The Output Monitor has an Info button below it. Hitting this brings up a horizontal stripe across the Output Monitor screen (over the video on the LCD, but not the actual Program Out) that displays the file you are playing, time, and the status (play/pause). Hitting the Info button a second time adds a visual progress indicator across the bottom of this stripe that tells you at a glance where you are in the clip-just like playing any video file on a computer. I find this handy enough to leave up all the time. Unfortunately, the progress indicator disappears when fastforwarding or rewinding clips.

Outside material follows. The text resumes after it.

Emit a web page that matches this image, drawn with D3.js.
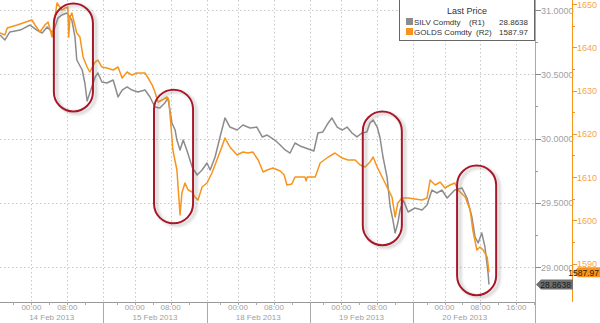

Video playback is not without its idiosyncrasies. You can set a clip up to be cued, but if you want to preview it on the quad-split Preview, and with the audio slider down (an audio "Solo" button would be useful here) you have a challenge cuing it up again. If you hit pause, and then hit the "|<<" button to go back to the head of the clip, the VR-5 plays about a half second of the clip and then it pauses. When you select the Player for Program Out and expect the clip to autoplay, it doesn't. You now have to tell it to play manually. If you hit Stop while previewing the clip, the Player preview will go dark. Now, selecting the Player for Program Out will properly autoplay the clip. Either way, the horizontal Info stripe on the Output Monitor accurately tells you what's going on.

I think re-cuing the clip to the beginning (the first option described above) should sit on the first frame, in pause, and properly autoplay when the Player is selected. A firmware update should fix this.